GEO: Gene Expression Omnibus; OMIM: Online Mendelian Inheritance in Man database; IPA: Ingenuity Pathway Analysis; MetaCore: Data-mining and pathway analysis (http://thomsonreuters.com/metacore/); CHD: Congenital heart disease; OPHID: Online Predicted Human Interaction Database; I2D: Interologous Interaction Database; MYC: myelocytomatosis oncogene.

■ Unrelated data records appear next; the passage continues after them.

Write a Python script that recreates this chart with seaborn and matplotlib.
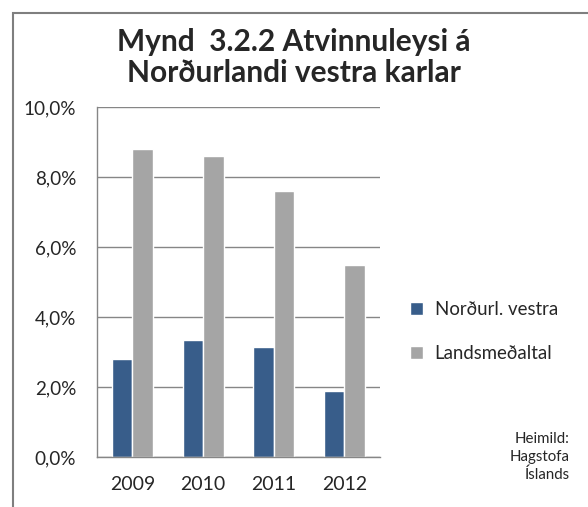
import matplotlib
matplotlib.use('Agg')
import matplotlib.pyplot as plt
from matplotlib.lines import Line2D
import pandas as pd
import seaborn as sns

years = ['2009', '2010', '2011', '2012']
nordurl_vestra = [2.8, 3.35, 3.15, 1.9]
landsmedaltal = [8.8, 8.6, 7.6, 5.5]
series_names = ['Norðurl. vestra', 'Landsmeðaltal']
y_ticks = [0, 2, 4, 6, 8, 10]
y_tick_labels = ['0,0%', '2,0%', '4,0%', '6,0%', '8,0%', '10,0%']

df = pd.DataFrame({
    'year': years * 2,
    'value': nordurl_vestra + landsmedaltal,
    'series': [series_names[0]] * len(years) + [series_names[1]] * len(years),
})

sns.set_style('white')
plt.rcParams['font.family'] = ['Lato', 'DejaVu Sans']

fig = plt.figure(figsize=(5.88, 5.07), dpi=100)
ax = fig.add_axes([0.165, 0.0986, 0.481, 0.69])

sns.barplot(data=df, x='year', y='value', hue='series',
            palette=['#385D8A', '#A5A5A5'], width=0.58, gap=0,
            saturation=1, ax=ax)

ax.set_ylim(0, 10)
ax.set_yticks(y_ticks)
ax.set_yticklabels(y_tick_labels, fontsize=13.6)
ax.tick_params(axis='x', labelsize=14, length=0, pad=14)
ax.tick_params(axis='y', length=0, pad=15)
ax.set_xlabel('')
ax.set_ylabel('')
ax.yaxis.grid(True, color='#868686', linewidth=1)
ax.set_axisbelow(True)
for s in ['top', 'right']:
    ax.spines[s].set_visible(False)
for s in ['left', 'bottom']:
    ax.spines[s].set_color('#868686')
    ax.spines[s].set_linewidth(1)

leg = ax.legend(loc='center left', bbox_to_anchor=(0.668, 0.346),
                bbox_transform=fig.transFigure, frameon=False,
                fontsize=13.4, handlelength=0.75, handleheight=0.75,
                labelspacing=1.45, handletextpad=0.6)

fig.text(0.5, 0.887, 'Mynd  3.2.2 Atvinnuleysi á\nNorðurlandi vestra karlar',
         ha='center', va='center', fontsize=21.5, fontweight='bold',
         linespacing=1.15)
fig.text(0.969, 0.0986, 'Heimild:\nHagstofa\nÍslands', ha='right', va='center',
         fontsize=10.8, linespacing=1.33)

# chart border (top and left edges visible)
border = plt.Rectangle((12.5 / 588, -0.05), 1.0, 1.05 - 12.5 / 507,
                       transform=fig.transFigure, fill=False,
                       edgecolor='#7f7f7f', linewidth=1.5, zorder=10)
fig.add_artist(border)

fig.savefig('out.png', dpi=100, facecolor='white')
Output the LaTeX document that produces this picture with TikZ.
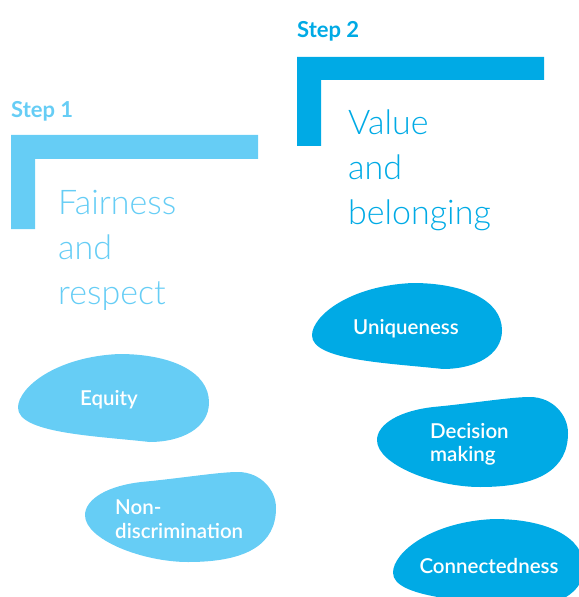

Fig 4A proposed workflow of disease-specific biomarker identification by integration of bioinformatics and clinical informatics. Both the global expression profiles (B; genomics, proteomics, etc.) and the clinical data (D) of a disease phenotype at different stages (A) are obtained. Disease-associated functional networks (C) are measured by bioinformatics, while clinical informatics (E) is generated through a digital evaluation score system (DESS). By integrating bioinformatics and clinical informatics, the molecular-phenotype networks are measured using different methods to score, rank and identify candidate biomarkers (F). The identified disease-specific biomarkers are then validated to differentiate a disease phenotype from a normal phenotype (G) for clinical application to develop predictive, diagnostics and preventive methods for personalized medicine.